Meist werden wir gesperrt, was ein Zeichen fehlender Kritikfähigkeit und mangelnder Intelligenz ist. Manche aber sind auch einfach nur egozentrisch und empathielos. Wir möchten damit nicht sagen, dass alle Influencer per se dumm sind, jedoch ist hier ein roter Faden zu erkennen. Liegt aber wohl an unserem Beuteschema. Tatsächlich gibt es auch Ausnahmen, wo wir wirklich sachliche Diskussionen führen und Content geändert oder gar komplett gelöscht wurde. Trotzdem ist es ein fast aussichtsloser Kampf, dem wir uns dennoch gerne stellen!

Laut eurer Bio setzt ihr euch ja für „für mehr Nachhaltigkeit und Qualität im Netz“ ein. Was kann man sich genau darunter vorstellen? Habt ihr konkrete Ziele, die ihr mit „anti.influenza“ anstoßen wollt?
Influencer haben für uns eine ganz klare Vorbildfunktion. Dieser werden die wenigsten gerecht! Des Weiteren verdienen die meisten von unseren „Opfern“ richtig viel Geld. Wo kommt das her? Entweder über Kooperationen mit Unternehmen, die sich Verkäufe durch deren Posts erhoffen. In anderen Fällen, aus unserer Sicht viel verwerflicher, wenn Fans Geld in die Hand nehmen und bei sogenannten Finanzgurus, die einem das Blaue vom Himmel versprechen, investieren oder dergleichen.

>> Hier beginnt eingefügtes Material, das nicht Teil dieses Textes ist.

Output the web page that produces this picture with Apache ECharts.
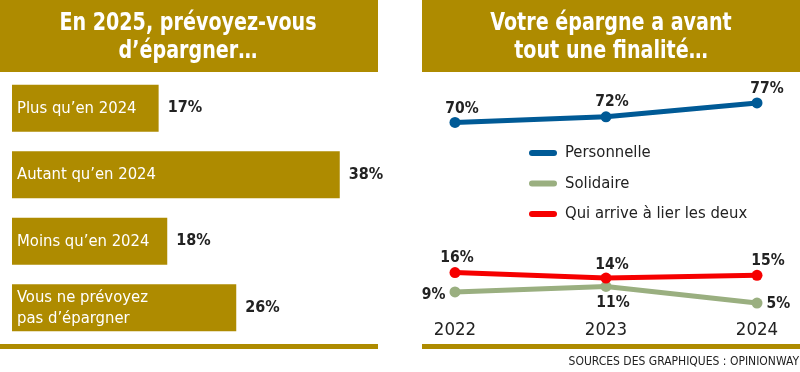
<!DOCTYPE html>
<html><head><meta charset="utf-8">
<script src="https://cdn.jsdelivr.net/npm/echarts@6/dist/echarts.min.js"></script>
<style>html,body{margin:0;padding:0;background:#fff}#c{width:800px;height:372px}</style>
</head><body><div id="c"></div>
<script>
const barCategories = ["Plus qu\u2019en 2024", "Autant qu\u2019en 2024", "Moins qu\u2019en 2024", "Vous ne pr\u00e9voyez\npas d\u2019\u00e9pargner"];
const barValues = [17, 38, 18, 26];
const years = ["2022", "2023", "2024"];
const personnelle = [70, 72, 77];
const solidaire = [9, 11, 5];
const lierDeux = [16, 14, 15];
const seriesNames = ["Personnelle", "Solidaire", "Qui arrive \u00e0 lier les deux"];

const FONT = '"Liberation Sans Narrow", "DejaVu Sans Condensed", "Noto Sans", sans-serif';
const GOLD = '#AE8B00';
const BLUE = '#005A96';
const GREEN = '#9AAF80';
const RED = '#F60000';

const chart = echarts.init(document.getElementById('c'));

function lbl(pos, offset, dist) {
  return { show: true, position: pos, offset: offset || [0, 0], distance: dist, formatter: '{c}%',
    fontFamily: FONT, fontWeight: 'bold', fontSize: 15.5, color: '#222' };
}
const persLabels = [lbl('top', [7, 0], 0), lbl('top', [6, 0], 1), lbl('top', [10, 0], 0)];
const solLabels = [lbl('left', [-1, 3], 3), lbl('bottom', [7, 0], 3), lbl('right', [1, 1], 3)];
const redLabels = [lbl('top', [2, 0], 1), lbl('top', [6, 0], 0), lbl('top', [11, 0], 1)];
function withLabels(vals, labels) { return vals.map((v, i) => ({ value: v, label: labels[i] })); }

const capsule = 'path://M3,0 L25,0 A3,3 0 0 1 25,6 L3,6 A3,3 0 0 1 3,0 Z';

chart.setOption({
  animation: false,
  textStyle: { fontFamily: FONT },
  graphic: [
    { type: 'rect', shape: { x: 0, y: 0, width: 378, height: 72 }, style: { fill: GOLD } },
    { type: 'rect', shape: { x: 422, y: 0, width: 378, height: 72 }, style: { fill: GOLD } },
    { type: 'rect', shape: { x: 0, y: 344, width: 378, height: 5 }, style: { fill: GOLD } },
    { type: 'rect', shape: { x: 422, y: 344, width: 378, height: 5 }, style: { fill: GOLD } },
    { type: 'text', x: 188, y: 37, scaleX: 0.85, style: { text: 'En 2025, pr\u00e9voyez-vous\nd\u2019\u00e9pargner\u2026', fill: '#fff',
      font: 'bold 25px ' + FONT, textAlign: 'center', textVerticalAlign: 'middle', lineHeight: 28 } },
    { type: 'text', x: 611, y: 37, scaleX: 0.85, style: { text: 'Votre \u00e9pargne a avant\ntout une finalit\u00e9\u2026', fill: '#fff',
      font: 'bold 25px ' + FONT, textAlign: 'center', textVerticalAlign: 'middle', lineHeight: 28 } },
    { type: 'text', x: 799, y: 362, style: { text: 'SOURCES DES GRAPHIQUES : OPINIONWAY', fill: '#222',
      font: '12px ' + FONT, textAlign: 'right', textVerticalAlign: 'middle' } }
  ],
  legend: {
    orient: 'vertical', left: 524, top: 138, itemWidth: 28, itemHeight: 6, itemGap: 10.5,
    textStyle: { fontFamily: FONT, fontSize: 16.5, color: '#222', lineHeight: 20, padding: [0, 0, 0, 3] },
    data: seriesNames.map(n => ({ name: n, icon: capsule }))
  },
  grid: [
    { left: 12, top: 75, width: 345, height: 266 },
    { left: 455, right: 43, top: 94.6, bottom: 55 }
  ],
  xAxis: [
    { gridIndex: 0, type: 'value', min: 0, max: 40, show: false },
    { gridIndex: 1, type: 'category', data: years, boundaryGap: false,
      axisLine: { show: false }, axisTick: { show: false }, splitLine: { show: false },
      axisLabel: { margin: 4, fontFamily: FONT, fontSize: 18.5, color: '#222' } }
  ],
  yAxis: [
    { gridIndex: 0, type: 'category', data: barCategories, inverse: true, show: false },
    { gridIndex: 1, type: 'value', min: 0, max: 80, show: false }
  ],
  series: [
    { type: 'bar', xAxisIndex: 0, yAxisIndex: 0, data: barValues, barWidth: 47, itemStyle: { color: GOLD },
      label: { show: true, position: 'insideLeft', distance: 5, formatter: p => barCategories[p.dataIndex],
        fontFamily: FONT, fontSize: 16.5, color: '#fff', lineHeight: 21 } },
    { type: 'bar', xAxisIndex: 0, yAxisIndex: 0, data: barValues, barWidth: 47, barGap: '-100%',
      itemStyle: { color: 'rgba(0,0,0,0)' }, silent: true,
      label: { show: true, position: 'right', distance: 9, formatter: '{c}%',
        fontFamily: FONT, fontWeight: 'bold', fontSize: 16, color: '#222' } },
    { name: seriesNames[0], type: 'line', xAxisIndex: 1, yAxisIndex: 1, data: withLabels(personnelle, persLabels),
      symbol: 'circle', symbolSize: 11, lineStyle: { width: 5, color: BLUE }, itemStyle: { color: BLUE } },
    { name: seriesNames[1], type: 'line', xAxisIndex: 1, yAxisIndex: 1, data: withLabels(solidaire, solLabels),
      symbol: 'circle', symbolSize: 11, lineStyle: { width: 5, color: GREEN }, itemStyle: { color: GREEN } },
    { name: seriesNames[2], type: 'line', xAxisIndex: 1, yAxisIndex: 1, data: withLabels(lierDeux, redLabels),
      symbol: 'circle', symbolSize: 11, lineStyle: { width: 5, color: RED }, itemStyle: { color: RED } }
  ]
});
</script></body></html>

Meist handelt es sich um minderwertige Produkte, schlechte Beratung in puncto Finanzen oder Follower werden zu Dingen animiert, die mit gesundem Menschenverstand nichts mehr zu tun haben. All dem wollen wir einen Riegel vorschieben, indem wir die Protagonisten auf ihr Fehlverhalten aufmerksam machen. Was erlaubt ist, ist nicht gleich moralisch vertretbar. 

Werden Influencer-Kritiker selbst zu Influencern?

Woher kommen eure Bilder eigentlich? Sind das alles von euch erstellte Motive oder repostet ihr auch bestehenden Content, den ihr findet?
Sowohl als auch, jedoch sind mehr als 50 Prozent eigener Content. Wir stehen im stetigen Austausch und arbeiten nach einem Redeaktionsplan. Es werden Inhalte besprochen, Postings terminiert und Themen für die Woche geplant. Viel Zeit verbringen wir auch mit der Recherche und dem Sichten von verwertbarem Material. 

Euer Account anti.influenza besteht jetzt seit knapp einem Jahr und ihr pflegt ihn relativ regelmäßig. Läuft man irgendwann eigentlich Gefahr, dass man da – ähnlich wie Influencer – einen gewissen Ehrgeiz hinsichtlich Reichweite und Interaktionen entwickelt?
Ja und genau das ist das Ziel! Reichweite erhöhen, Follower generieren um das Machtverhältnis auszugleichen. Wir kämpfen für die helle Seite der Macht. Wir setzen dabei nicht nur auf unseren Kanal, sondern versuchen Influencer umzudrehen. Gemeinsam aufzuklären und um die sozialen Medien zu einem besseren Ort zu machen. Das ist unsere Maxime! Jeder einzelne zählt und wenn wir auch nur einen bekehren können, dann ist das für uns ein großer Erfolg.